We saw an example of this polarity Tuesday morning when Trump took a shot at Boeing, tweeting to his nearly 17 million Twitter followers that the jet-manufacturer “is building a brand new 747 Air Force One for future presidents, but costs are out of control, more than $4 billion. Cancel order!”

Boeing is building a brand new 747 Air Force One for future presidents, but costs are out of control, more than $4 billion. Cancel order!

When journalists sought clarification, Trump said he wants Boeing to make money, “but not that much money.”
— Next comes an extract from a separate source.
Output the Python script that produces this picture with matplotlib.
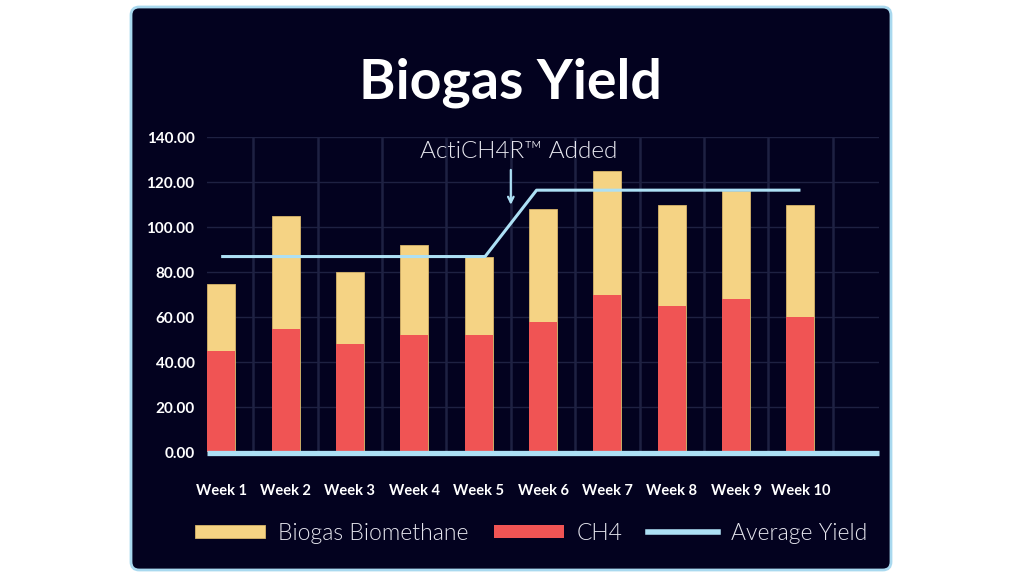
import matplotlib
matplotlib.use("Agg")
import matplotlib.pyplot as plt
from matplotlib.patches import FancyBboxPatch, Patch
from matplotlib.lines import Line2D
import numpy as np

weeks = ["Week 1", "Week 2", "Week 3", "Week 4", "Week 5",
         "Week 6", "Week 7", "Week 8", "Week 9", "Week 10"]
total_yield = [75, 105, 80, 92, 87, 108, 125, 110, 116, 110]
ch4 = [45, 55, 48, 52, 52, 58, 70, 65, 68, 60]
# average yield line before / after the additive (x in week index)
avg_x = [0, 4.1, 4.9, 9]
avg_y = [87, 87, 116.5, 116.5]

bg = "#03021f"
yellow = "#f5d384"
red = "#f05454"
light_blue = "#ade0f5"
grid_c = "#1e2142"

plt.rcParams["font.family"] = ["Lato", "DejaVu Sans"]

fig = plt.figure(figsize=(10.24, 5.76), dpi=100)
fig.patch.set_facecolor("white")

card = FancyBboxPatch((131 / 1024, 6 / 576), 760 / 1024, 563 / 576,
                      boxstyle="round,pad=0,rounding_size=0.008",
                      mutation_aspect=1024 / 576,
                      transform=fig.transFigure, fc=bg, ec="#a9d9ef", lw=2,
                      zorder=-10)
fig.patches.append(card)

ax = fig.add_axes([207 / 1024, 1 - 452.3 / 576, 672 / 1024, 315 / 576])
ax.set_facecolor(bg)

x = np.arange(len(weeks))
ax.bar(x, total_yield, width=0.435, color=yellow, edgecolor="#d8b56a", lw=0.6, zorder=3)
ax.bar(x, ch4, width=0.435, color=red, lw=0, zorder=4)
ax.plot(avg_x, avg_y, color=light_blue, lw=2.2, zorder=5, solid_capstyle="butt")
ax.axhline(-0.5, color=light_blue, lw=3.8, zorder=6, clip_on=False,
           solid_capstyle="butt")

ax.set_xlim(-0.22, 10.22)
ax.set_ylim(0, 140)
ax.set_yticks(np.arange(0, 141, 20))
ax.set_yticklabels([f"{v:.2f}" for v in np.arange(0, 141, 20)])
ax.set_xticks(x)
ax.set_xticklabels(weeks)
ax.set_xticks(x + 0.5, minor=True)
ax.grid(axis="y", color=grid_c, lw=1, zorder=0)
ax.grid(axis="x", which="minor", color=grid_c, lw=1.8, zorder=0)
ax.grid(axis="x", which="major", visible=False)
for s in ax.spines.values():
    s.set_visible(False)
ax.tick_params(axis="both", which="both", length=0)
ax.tick_params(axis="y", pad=9, labelsize=11, labelcolor="white")
ax.tick_params(axis="x", pad=23, labelsize=10.5, labelcolor="white")
for lab in ax.get_xticklabels() + ax.get_yticklabels():
    lab.set_fontweight("bold")

ax.text(4.62, 133.5, "ActiCH4R™ Added", ha="center", va="center",
        fontsize=17.5, fontweight=300, color="#e8e8f0")
ax.annotate("", xy=(4.5, 110), xytext=(4.5, 125.5),
            arrowprops=dict(arrowstyle="->", color=light_blue, lw=1.6,
                            shrinkA=0, shrinkB=0))

fig.text(0.498, 1 - 98 / 576, "Biogas Yield", ha="center", va="baseline",
         fontsize=40, fontweight="bold", color="white")

handles = [Patch(fc=yellow, ec="#d8b56a", lw=0.6),
           Patch(fc=red, lw=0),
           Line2D([], [], color=light_blue, lw=4)]
labels = ["Biogas Biomethane", "CH4", "Average Yield"]
fig.legend(handles, labels, loc="center", bbox_to_anchor=(531 / 1024, 1 - 533 / 576),
           ncol=3, frameon=False, handlelength=3.05, handleheight=0.48,
           handletextpad=0.57, columnspacing=1.1, labelcolor="#e6e6ee",
           prop={"family": "Lato", "weight": 300, "size": 16.5})

fig.savefig("out.png", dpi=100, facecolor=fig.get_facecolor())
As the Wall Street Journal pointed out, the current Air Force One has been in use for 30 years—since Ronald Reagan’s administration—and includes many cutting-edge modifications for communications and defense. It’s designed to withstand a nuclear blast. For the value we get out of the president’s main ride, in other words, the exorbinant sticker price might not be so exorbinant as it initially appears.

But then, the $4 billion Trump refers to couldn’t be confirmed. Boeing responded by saying it’s currently under contract to build the jet for only $170 million, and production hasn’t even begun yet.

Again, in questioning the details of Trump’s tweet, the media might be missing the forest for the trees. It’s possible the president-elect means simply that we need to keep government cost overruns in check—not literally cancel the Air Force One order—something we can all agree with.

Investors Take Trump Seriously—and Somewhat Literally

Investors have so far managed to find the right balance between taking Trump seriously and literally, to a certain extent. Since Election Day, small-cap stocks have rallied more than 12 percent, suggesting the market sees Trump’s “America First” policies benefiting them the most. Because they have less exposure to foreign markets than blue-chip companies, small caps are in an attractive position to take advantage of lower corporate taxes, streamlined regulations and a stronger U.S. dollar.